The Scarlet and Black Online


Volume 119, Number 13 | December 6, 2002

Challenged

Iowa Civil Liberties Union takes up Grinnell’s flag case, looking to strike down an anti-desecration law

by Kennedy Leavens

Staff Writer

For the first few weeks of school, the sight of an upside-down flag hanging out of a Younker third story window was part of the walk along Park street from the academic buildings to North Campus dorms. Then, in late September, two Grinnell police officers told the students who hung the flag that such a display was illegal, and the students took it down.

But the upside-down flag may soon fly again. On Monday, Dec. 2, the Iowa Civil Liberties Union (ICLU) filed suit on behalf of the students, Juan Díaz ’06 and John Bohman ’06.

The suit names as defendants both officers and the Poweshiek County attorney, whose assistant told the officers that the county would be willing to prosecute.

The officers allegedly told Díaz and Bohman that the students were violating Iowa’s “flag desecration” statute, Section 718A.1 of the Iowa Code. The law makes it illegal to “publicly mutilate, deface, defile or defy, trample upon, cast contempt upon, satirize, deride or burlesque” the American flag.

Traditional flag etiquette says that the flag should only be flown upside-down as a signal of distress.

However, the students, who hung the flag to protest an anticipated war in Iraq and American foreign policy in general, believe that their action constitutes free expression and is therefore protected under the First Amendment. The ICLU agrees; its suit requests that the court declare the law “unconstitutional on its face,” and prohibit its enforcement.

“This law has no place in a democracy,” said Bohman. “A win in this case is a win for freedom and democracy.”

“As a device of eliminating freedom of speech, this law is a disgrace to our national emblem and everything it stands for,” said ICLU Legal Director Randall Wilson.

He called the law “highly confusing and inconsistent,” and maintained that it is “more about harassment of protestors” than about guarding the flag against inappropriate and disrespectful treatment.
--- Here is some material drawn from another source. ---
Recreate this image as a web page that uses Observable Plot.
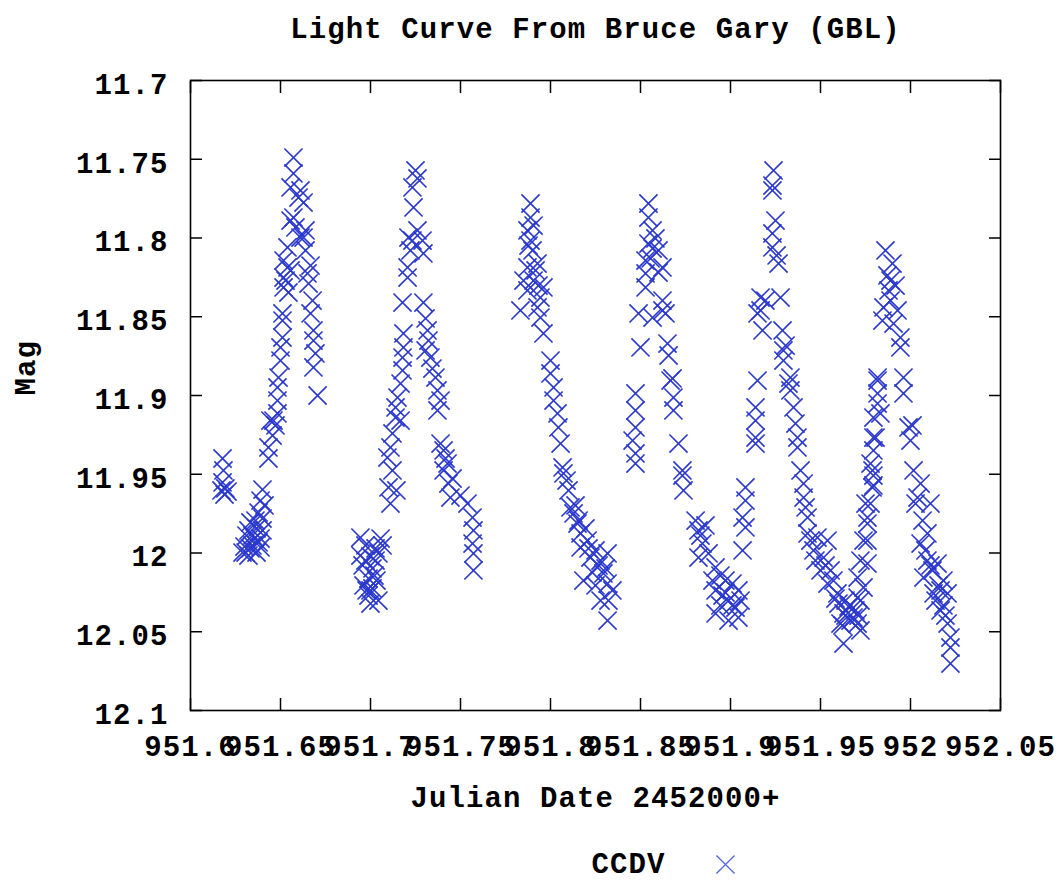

The legal process ahead could take anywhere from one week to two years, according to Wilson. “This case seems fairly simple,” he said. “It shouldn’t take long unless the other side resists settling, because of the request for damages…Sometimes [the government] gives these things up quickly; sometimes they fight until the bitter end.”

Poweshiek County Attorney Mike Mahaffey, who is named as a defendant in the case for allegedly advising the police officers that he would be willing to prosecute the students, declined to comment on the lawsuit other than to point out a minor error in the complaint that the ICLU filed.

He said that it was not him but the assistant county attorney who spoke with the officers.

Filing the official complaint and a request for permission from the court to hang the flag while action on the case is pending, actions the ICLU took Monday, was the first step in this legal process.

Next, according to Wilson, there will be a hearing at which both sides will present evidence. There, a judge will either grant or deny the ICLU’s request for permission to hang the flag while a decision on the case is being made.

Finally, at a second hearing, a judge will consider the evidence presented at the first hearing and enter a final decision.

ICLU Cooperating Attorney Philip Mears will try the case. He is the father of S&B Editor-in-Chief Katie Mears ’03, and learned of the case through an S&B article on the issue.

The ICLU believes it has a strong precedent on its side. Thirty years ago, in State v. Kool (1973), the Iowa Supreme Court ruled that hanging a flag upside-down as a form of protest was constitutionally protected speech, and not punishable under 718A.1, the law now in question.

That ruling, however, did not take the statute off the books, as the present suit seeks to do.

Also, in the more famous Texas v. Johnson, (1989), the United States Supreme Court held that burning the flag as a form of protest was also protected as symbolic speech under the First Amendment. The ICLU argues that these two cases make it clear that the Constitution protects the desecration or misuse of the flag as political expression.

Though several student political groups initially discussed getting people together to desecrate the flag in protest of the law, Díaz and Bohman, at the request of the ICLU, decided not to engage in any such civil disobedience.

According to Bohman, the Radical Students Collective did want to stage some sort of demonstration, but he and Díaz “told them we weren’t going to participate in that,” because, for financial reasons, the ICLU did not want a criminal trial.

In a lawsuit like the current suit, where the plaintiff is suing the government because it believes a law is unfair, the plaintiff, if victorious, can request reimbursement for legal fees from the government. In a criminal trial, however, such is not the case.